Envió un meme por Whatsapp, comprobando la pantalla con los ojos entornados, fracasando en la estrategia del disimulo, porque yo me di cuenta. Ella no; estaba en su burbuja. Tenía el rostro congelado en una mueca difícil. Con los brazos muy tiesos y a la vez temblorosos, como un campo de cereal que se agita en primavera con un comportamiento oceánico, se sujetaba al banco de madera del modo en que uno tantea el vacío bajo sus pies, echando de menos la tierra firme, explorando el abismo poco a poco. Movía una pierna, si es que en realidad no se movía sola, dando latigazos largos y sordos. Tensaba los hombros, miraba al suelo. Las vetas de la plaqueta aumentan el ensimismamiento.

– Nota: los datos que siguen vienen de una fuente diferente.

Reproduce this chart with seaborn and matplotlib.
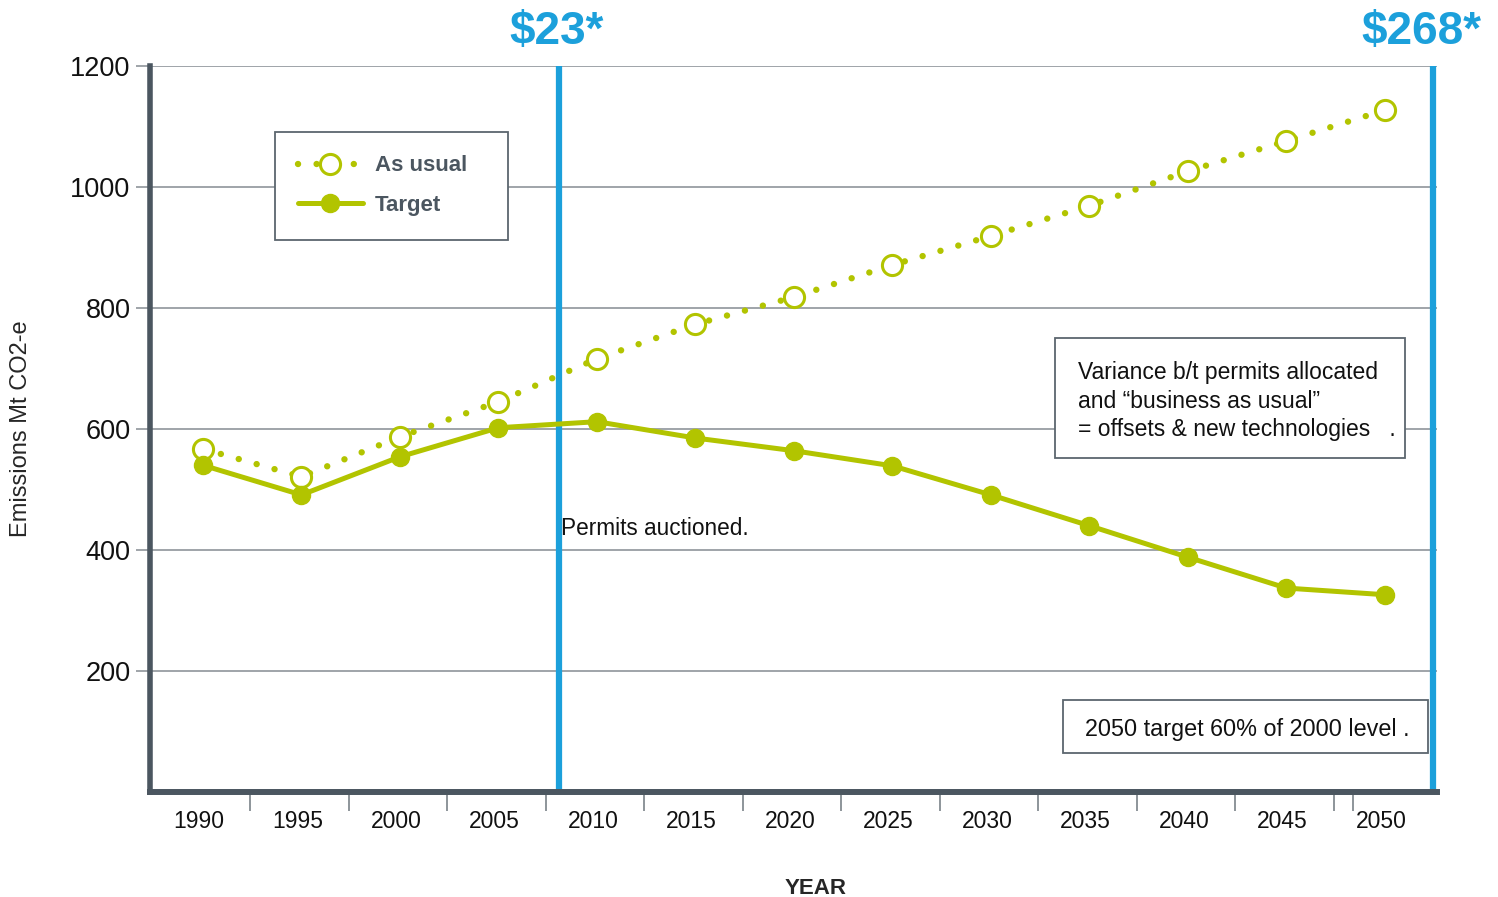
import pandas as pd
import seaborn as sns
import matplotlib.pyplot as plt
import matplotlib.transforms as mtransforms
from matplotlib.patches import Rectangle

# Emissions data (Mt CO2-e)
years = [1990, 1995, 2000, 2005, 2010, 2015, 2020, 2025, 2030, 2035, 2040, 2045, 2050]
as_usual = [567, 521, 587, 645, 716, 773, 818, 871, 919, 969, 1026, 1076, 1127]
target = [540, 491, 554, 602, 612, 585, 564, 539, 491, 440, 388, 337, 326]
y_ticks = [200, 400, 600, 800, 1000, 1200]
price_lines = [2008.1, 2052.45]
price_labels = ['$23*', '$268*']

green = '#b2c400'
blue = '#1ca0db'
dark = '#4b5660'
grid_grey = '#858c92'
box_edge = '#5c666e'

data = pd.DataFrame({'Year': years, 'As usual': as_usual, 'Target': target})

sns.set_style('white')
plt.rcParams['font.family'] = ['Liberation Sans', 'DejaVu Sans']

fig = plt.figure(figsize=(14.98, 8.97), dpi=100)
ax = fig.add_axes([0.1001, 0.1171, 0.8591, 0.8094])

# Horizontal grid lines
for v in y_ticks:
    ax.axhline(v, color=grid_grey, lw=1.1, zorder=0)

# Price lines
for x in price_lines:
    ax.plot([x, x], [0, 1200], color=blue, lw=4.5, solid_capstyle='butt', zorder=1)
for x, dx, lab in zip(price_lines, [-0.15, -0.6], price_labels):
    ax.text(x + dx, 1256, lab, color=blue, fontsize=33, fontweight='bold',
            ha='center', va='center', clip_on=False)

sns.lineplot(data=data, x='Year', y='As usual', ax=ax, color=green, label='As usual',
             linestyle=(0, (0.01, 2.9)), linewidth=4.6, dash_capstyle='round',
             marker='o', markersize=14.5, markerfacecolor='white',
             markeredgecolor=green, markeredgewidth=2.2, zorder=3)
sns.lineplot(data=data, x='Year', y='Target', ax=ax, color=green, label='Target',
             linewidth=3.6, marker='o', markersize=13,
             markerfacecolor=green, markeredgecolor=green, markeredgewidth=1, zorder=3)

ax.set_xlim(1987.31, 2052.64)
ax.set_ylim(0, 1200)

# Axes styling
ax.spines['right'].set_visible(False)
ax.spines['top'].set_visible(False)
ax.spines['left'].set_color(dark)
ax.spines['left'].set_linewidth(4)
ax.spines['bottom'].set_color(dark)
ax.spines['bottom'].set_linewidth(4.3)

ax.set_yticks(y_ticks)
ax.tick_params(axis='y', length=10, width=1.1, color=grid_grey, pad=4,
               labelsize=19.5, labelcolor='#111111', left=True)
ax.set_xticks(years)
ax.tick_params(axis='x', which='major', length=0, pad=13, labelsize=16.5,
               labelcolor='#111111')
shift = mtransforms.ScaledTranslation(-4 / 100, 0, fig.dpi_scale_trans)
for lab in ax.get_xticklabels():
    lab.set_transform(lab.get_transform() + shift)
ax.set_xticks([y + 2.4 for y in years[:-1]] + [2048.4], minor=True)
ax.tick_params(axis='x', which='minor', length=14, width=1.3, color=grid_grey,
               direction='out', bottom=True)

ax.set_xlabel('YEAR', fontsize=16, fontweight='bold')
ax.xaxis.set_label_coords(0.517, -0.118)
ax.set_ylabel('Emissions Mt CO2-e', fontsize=17)
ax.yaxis.set_label_coords(-0.092, 0.5)

# Legend
leg = ax.legend(loc='upper left', bbox_to_anchor=(0.097, 0.709, 0.181, 0.2),
                mode='expand', borderaxespad=0,
                frameon=True, fancybox=False, fontsize=16, handlelength=2.9,
                borderpad=1.05, labelspacing=0.85, handletextpad=0.55)
leg.get_frame().set_edgecolor(box_edge)
leg.get_frame().set_linewidth(1.3)
leg.get_frame().set_alpha(1)
for t in leg.get_texts():
    t.set_color(dark)
    t.set_fontweight('semibold')

# Annotations
ax.text(2008.2, 436, 'Permits auctioned.', fontsize=16.3, ha='left', va='center',
        color='#111111', zorder=4)

ax.add_patch(Rectangle((0.7032, 0.4601), 0.2719, 0.1652, transform=ax.transAxes,
                       facecolor='white', edgecolor=box_edge, lw=1.3, zorder=4))
ax.text(2034.4, 712,
        'Variance b/t permits allocated\nand \u201cbusiness as usual\u201d\n= offsets & new technologies   .',
        fontsize=16.5, ha='left', va='top', color='#111111', linespacing=1.3, zorder=5)

ax.add_patch(Rectangle((0.7094, 0.0537), 0.2836, 0.0730, transform=ax.transAxes,
                       facecolor='white', edgecolor=box_edge, lw=1.3, zorder=4))
ax.text(2034.8, 103, '2050 target 60% of 2000 level .', fontsize=16.8, ha='left', va='center',
        color='#111111', zorder=5)

plt.savefig('out.png', dpi=100)
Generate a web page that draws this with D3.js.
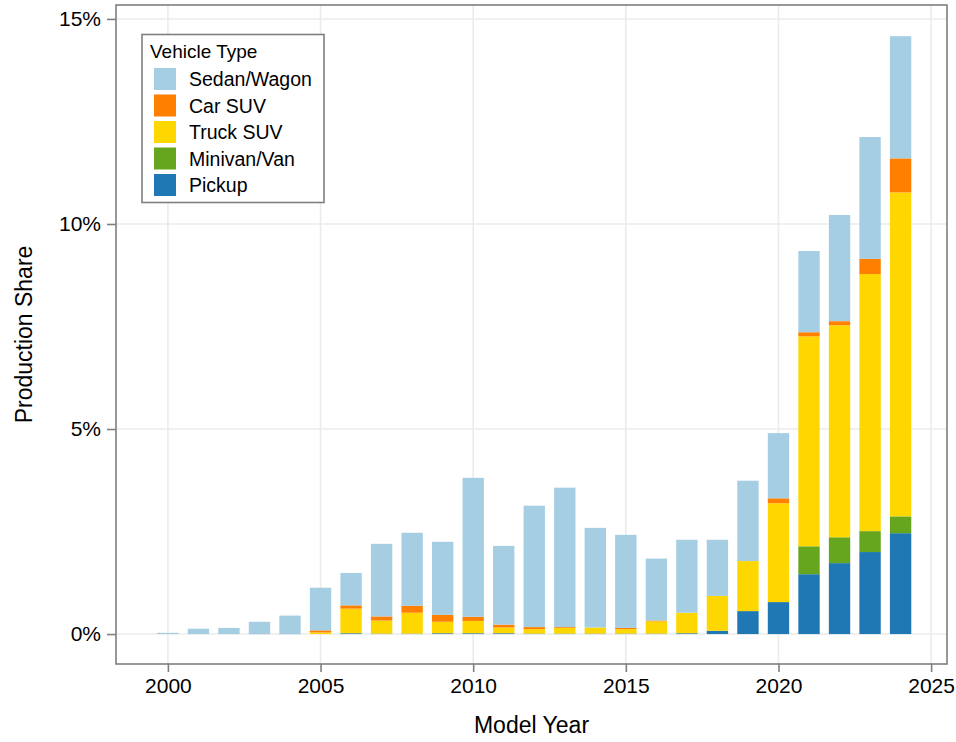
<!DOCTYPE html>
<html>
<head>
<meta charset="utf-8">
<script src="https://cdn.jsdelivr.net/npm/d3@7"></script>
<style>
body { margin: 0; background: #fff; }
text { font-family: "Liberation Sans", Arial, sans-serif; fill: #000; }
</style>
</head>
<body>
<div id="chart"></div>
<script>
// production share (%) by model year
var years = [2000,2001,2002,2003,2004,2005,2006,2007,2008,2009,2010,2011,2012,
             2013,2014,2015,2016,2017,2018,2019,2020,2021,2022,2023,2024];
var pickup   = [0,0,0,0.01,0.01,0,0.02,0.01,0.01,0.02,0.02,0.02,0.01,
                0.01,0.01,0.01,0.01,0.02,0.08,0.56,0.78,1.46,1.73,2.0,2.46];
var minivan  = [0,0,0,0,0,0,0,0,0,0,0,0,0,
                0,0,0,0,0,0,0,0,0.68,0.63,0.51,0.41];
var truckSuv = [0,0,0,0,0,0.04,0.6,0.32,0.51,0.28,0.3,0.14,0.11,
                0.14,0.15,0.11,0.3,0.5,0.85,1.22,2.41,5.12,5.17,6.27,7.9];
var carSuv   = [0,0,0,0,0,0.05,0.08,0.1,0.17,0.17,0.1,0.07,0.05,
                0.02,0,0.03,0.02,0,0,0,0.12,0.1,0.1,0.37,0.83];
var sedan    = [0.03,0.13,0.15,0.29,0.44,1.04,0.79,1.77,1.78,1.78,3.39,1.92,2.96,
                3.4,2.43,2.27,1.51,1.78,1.37,1.96,1.59,1.98,2.59,2.97,2.98];

var vehicleTypes = ["Sedan/Wagon", "Car SUV", "Truck SUV", "Minivan/Van", "Pickup"];
var stackKeys = ["Pickup", "Minivan/Van", "Truck SUV", "Car SUV", "Sedan/Wagon"];
var typeColors = ["#a6cee3", "#ff7f00", "#ffd700", "#66a61e", "#1f78b4"];
var xTicks = [2000, 2005, 2010, 2015, 2020, 2025];
var yTicks = [0, 5, 10, 15];

var productionVis = function(_parentElement) {
    this.parentElement = _parentElement;
    this.initVis();
}

productionVis.prototype.initVis = function() {
    var vis = this;
    vis.margin = {top: 5, right: 9, bottom: 78, left: 116};
    vis.width = 956 - vis.margin.left - vis.margin.right;
    vis.height = 742 - vis.margin.top - vis.margin.bottom;

    vis.svg = d3.select("#" + vis.parentElement)
        .append("svg")
        .attr("width", 956)
        .attr("height", 742)
        .append("g")
        .attr("transform", "translate(" + vis.margin.left + "," + vis.margin.top + ")");

    vis.rows = years.map(function(y, i) {
        return {year: y, "Pickup": pickup[i], "Minivan/Van": minivan[i], "Truck SUV": truckSuv[i],
                "Car SUV": carSuv[i], "Sedan/Wagon": sedan[i]};
    });

    vis.x = d3.scaleLinear().domain([1998.3, 2025.52]).range([0, vis.width]);
    vis.y = d3.scaleLinear().domain([-0.73, 15.34]).range([vis.height, 0]);
    vis.color = d3.scaleOrdinal().domain(vehicleTypes).range(typeColors);

    // grid
    vis.svg.append("g").selectAll("line.gx")
        .data(xTicks).enter().append("line")
        .attr("x1", function(d){ return vis.x(d); })
        .attr("x2", function(d){ return vis.x(d); })
        .attr("y1", 0).attr("y2", vis.height)
        .attr("stroke", "#ebebeb").attr("stroke-width", 1.6);
    vis.svg.append("g").selectAll("line.gy")
        .data(yTicks).enter().append("line")
        .attr("y1", function(d){ return vis.y(d); })
        .attr("y2", function(d){ return vis.y(d); })
        .attr("x1", 0).attr("x2", vis.width)
        .attr("stroke", "#ebebeb").attr("stroke-width", 1.6);

    vis.updateVis();
}

productionVis.prototype.updateVis = function() {
    var vis = this;
    var barW = vis.x(2000.7) - vis.x(2000);
    var series = d3.stack().keys(stackKeys)(vis.rows);

    vis.svg.append("g").selectAll("g")
        .data(series).enter().append("g")
        .attr("fill", function(d){ return vis.color(d.key); })
        .selectAll("rect")
        .data(function(d){ return d; })
        .enter().append("rect")
        .attr("x", function(d){ return vis.x(d.data.year) - barW / 2; })
        .attr("y", function(d){ return vis.y(d[1]); })
        .attr("width", barW)
        .attr("height", function(d){ return Math.max(0, vis.y(d[0]) - vis.y(d[1])); });

    // axes
    var xAxis = d3.axisBottom(vis.x).tickValues(xTicks).tickSize(8).tickPadding(6)
        .tickFormat(d3.format("d"));
    var yAxis = d3.axisLeft(vis.y).tickValues(yTicks).tickSize(9).tickPadding(6)
        .tickFormat(function(d){ return d + "%"; });

    var gx = vis.svg.append("g").attr("transform", "translate(0," + vis.height + ")").call(xAxis);
    var gy = vis.svg.append("g").call(yAxis);
    [gx, gy].forEach(function(g) {
        g.select(".domain").remove();
        g.selectAll(".tick line").attr("stroke", "#7f7f7f").attr("stroke-width", 1.6);
        g.selectAll(".tick text").style("font-size", "21px").style("font-family", "Liberation Sans, Arial, sans-serif");
    });

    // panel border
    vis.svg.append("rect")
        .attr("width", vis.width).attr("height", vis.height)
        .attr("fill", "none").attr("stroke", "#7f7f7f").attr("stroke-width", 1.6);

    // axis titles
    vis.svg.append("text")
        .attr("x", vis.width / 2).attr("y", vis.height + 69)
        .attr("text-anchor", "middle")
        .style("font-size", "23px")
        .text("Model Year");
    vis.svg.append("text")
        .attr("transform", "rotate(-90)")
        .attr("x", -vis.height / 2).attr("y", -84)
        .attr("text-anchor", "middle")
        .style("font-size", "23px")
        .text("Production Share");

    // legend
    var lg = vis.svg.append("g").attr("transform", "translate(26,29.5)");
    lg.append("rect")
        .attr("width", 182).attr("height", 168)
        .attr("fill", "#fff").attr("stroke", "#7f7f7f").attr("stroke-width", 1.6);
    lg.append("text").attr("x", 8).attr("y", 23.5)
        .style("font-size", "19px").text("Vehicle Type");
    var items = lg.selectAll(".legendItem")
        .data(vehicleTypes).enter().append("g")
        .attr("class", "legendItem")
        .attr("transform", function(d, i){ return "translate(12," + (33.5 + i * 26.5) + ")"; });
    items.append("rect")
        .attr("width", 22).attr("height", 22)
        .attr("fill", function(d){ return vis.color(d); });
    items.append("text")
        .attr("x", 35).attr("y", 18)
        .style("font-size", "19.5px")
        .text(function(d){ return d; });
}

var chart = new productionVis("chart");
</script>
</body>
</html>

La funcionaria salió con su carpeta y llamó a los abogados, una decena, por el nombre y los dos apellidos. Se dirigieron al estrado con la toga y los maletines y la estrategia perfilada. Todos sonreían en los minutos previos, y hablaban del tiempo y del nuevo alcalde y del fútbol, porque el asunto estaba resuelto, claro y meridiano. Saboreaban el pacto con la Fiscalía que libraba de la cárcel a doce traficantes de droga. Se imponía esa máxima de que más vale un mal acuerdo que un buen pleito. A mí me gusta la que un reputado abogado de Ourense me dijo una vez: "Es mejor que te pille un automóvil que un auto de procesamiento".

Ella parecía entender esto último mejor que su defensa, mejor que su pareja. Cuando la agente pronunció el nombre de la mujer, salió de su mundo desprovista de armas y argumentos. Reaccionó por primera vez en minutos y, lejos de sentir alivio por zanjar la causa de drogas con una condena favorable, entró en la sala con miedo y pesadumbre, como si fuera a quedarse atrapada para siempre al otro lado en Stranger Things. Lo intentaba pero le resultaba imposible. Abocetó una sonrisa rara.

Era un intento absurdo de convencerse, como el del aprendiz de escritor Arturo Bandini en Pregúntale al polvo' de John Fante: "Bajé los peldaños de Angel's Flight hasta llegar a Hill Street: ciento cuarenta escalones, con los puños apretados, no asustado de ningún hombre, pero sí temeroso del paso subterráneo de Third Street, temeroso de cruzarlo, por claustrofobia. Asustado también de los sitios elevados, y de la sangre, y de los temblores de tierra; por lo demás, ningún temor, salvo el temor de la muerte, de gritar en medio de la multitud, de una apendicitis, de sufrir del corazón, hasta de esto, estar en la propia habitación con un reloj en la mano y los dedos de la otra en la yugular, contando los latidos cardíacos, escuchando los extraños zumbidos y retortijones del estómago. Por lo demás, ningún miedo en absoluto".

Después de despedirla con un beso protocolario, el novio volvió al teléfono rápidamente para contestar un mensaje con un corazón rojo.